High-Speed Trading Executives Shut Firm

A high-frequency trading firm founded less than two years ago by former Citigroup executives is ending operations as the industry confronts a slowdown.

The firm, Eladian Partners, was started in early 2011 by two pioneers in high-speed trading, Steve Swanson and Peter Kent. It grew to more than 50 employees and had offices in New York, London and South Carolina that were focused on buying and selling stocks and exchange-traded funds.

A spokeswoman for the company confirmed the firm had shut down “due to market conditions.”

High-speed trading firms have come to dominate trading in American stocks over the last decade with sophisticated computer programs that allow them to hop in and out of positions, taking advantage of small changes in prices. They have recently faced scrutiny from regulators and politicians, who have worried that the traders have an advantage over traditional investors.

There are growing signs that the business of high-speed trading, or electronic market-making as it is sometimes called, is shrinking because of the steadily declining volume on the world’s stock exchanges over the last four years. At the same time, the demands of keeping up with the quickly evolving technology have eaten away at the bottom line.

The brokerage firm Rosenblatt Securities estimated that the profits these firms were expected to earn this year from trading American stocks would be down 35 percent from last year and 74 percent from 2009, at the industry’s peak.

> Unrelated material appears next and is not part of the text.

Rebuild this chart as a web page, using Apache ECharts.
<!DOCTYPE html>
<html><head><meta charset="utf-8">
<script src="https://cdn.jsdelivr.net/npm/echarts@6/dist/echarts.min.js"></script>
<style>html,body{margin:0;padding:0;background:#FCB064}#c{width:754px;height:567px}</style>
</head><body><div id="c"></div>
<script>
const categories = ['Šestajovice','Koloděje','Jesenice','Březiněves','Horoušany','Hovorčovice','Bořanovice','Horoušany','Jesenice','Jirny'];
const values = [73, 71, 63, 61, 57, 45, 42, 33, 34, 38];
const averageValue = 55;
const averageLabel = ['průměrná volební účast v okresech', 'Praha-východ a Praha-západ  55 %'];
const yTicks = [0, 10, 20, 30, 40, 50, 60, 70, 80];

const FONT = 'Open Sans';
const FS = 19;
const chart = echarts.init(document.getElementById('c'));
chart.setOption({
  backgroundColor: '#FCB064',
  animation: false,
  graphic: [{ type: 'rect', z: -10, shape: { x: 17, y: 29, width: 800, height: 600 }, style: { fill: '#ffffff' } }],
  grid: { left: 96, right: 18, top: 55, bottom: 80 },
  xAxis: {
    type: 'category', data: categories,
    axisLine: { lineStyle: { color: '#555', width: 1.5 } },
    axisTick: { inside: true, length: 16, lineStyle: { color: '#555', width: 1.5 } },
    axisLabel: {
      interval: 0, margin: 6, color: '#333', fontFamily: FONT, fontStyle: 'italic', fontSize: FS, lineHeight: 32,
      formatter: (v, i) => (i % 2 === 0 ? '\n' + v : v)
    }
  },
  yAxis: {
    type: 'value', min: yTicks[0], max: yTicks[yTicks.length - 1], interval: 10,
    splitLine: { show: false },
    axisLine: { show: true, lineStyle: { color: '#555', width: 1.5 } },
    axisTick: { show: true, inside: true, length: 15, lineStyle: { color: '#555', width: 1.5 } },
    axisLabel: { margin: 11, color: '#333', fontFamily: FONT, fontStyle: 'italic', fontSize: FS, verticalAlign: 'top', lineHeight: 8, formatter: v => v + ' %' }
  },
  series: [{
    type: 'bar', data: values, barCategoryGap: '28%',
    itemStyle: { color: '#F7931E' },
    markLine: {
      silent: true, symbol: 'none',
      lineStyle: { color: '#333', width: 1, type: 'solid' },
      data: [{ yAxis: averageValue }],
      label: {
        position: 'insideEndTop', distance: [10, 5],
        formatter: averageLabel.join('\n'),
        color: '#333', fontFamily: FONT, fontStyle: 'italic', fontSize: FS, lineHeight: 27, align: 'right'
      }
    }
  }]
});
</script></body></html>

Doug Cifu, the president of another high-speed firm, Virtu Financial, said Tuesday that “Eladian’s failure demonstrates how difficult it is for market-making firms to prosper in current market conditions.”

Neither of Eladian’s founders were available to comment on the decision to close the firm.

Mr. Swanson and Mr. Kent both helped build one of the first major players in the high-speed industry, Automated Trading Desk. It was sold to Citi in 2007 for $680 million and became a central part of that bank’s trading operations.

Mr. Swanson and Mr. Kent initially stayed on at Citi, but left in 2010, not long before founding Eladian.

On its Web site, the company had stated that: “Trading in today’s market requires exceptional talent and experience coupling superior technology with a unique and innovative approach to trading. Eladian Partners is a global multi-asset class trading firm built on cutting edge technology combined with sophisticated quantitative trading strategies.”

By the end of Tuesday, the company Web site had been taken down.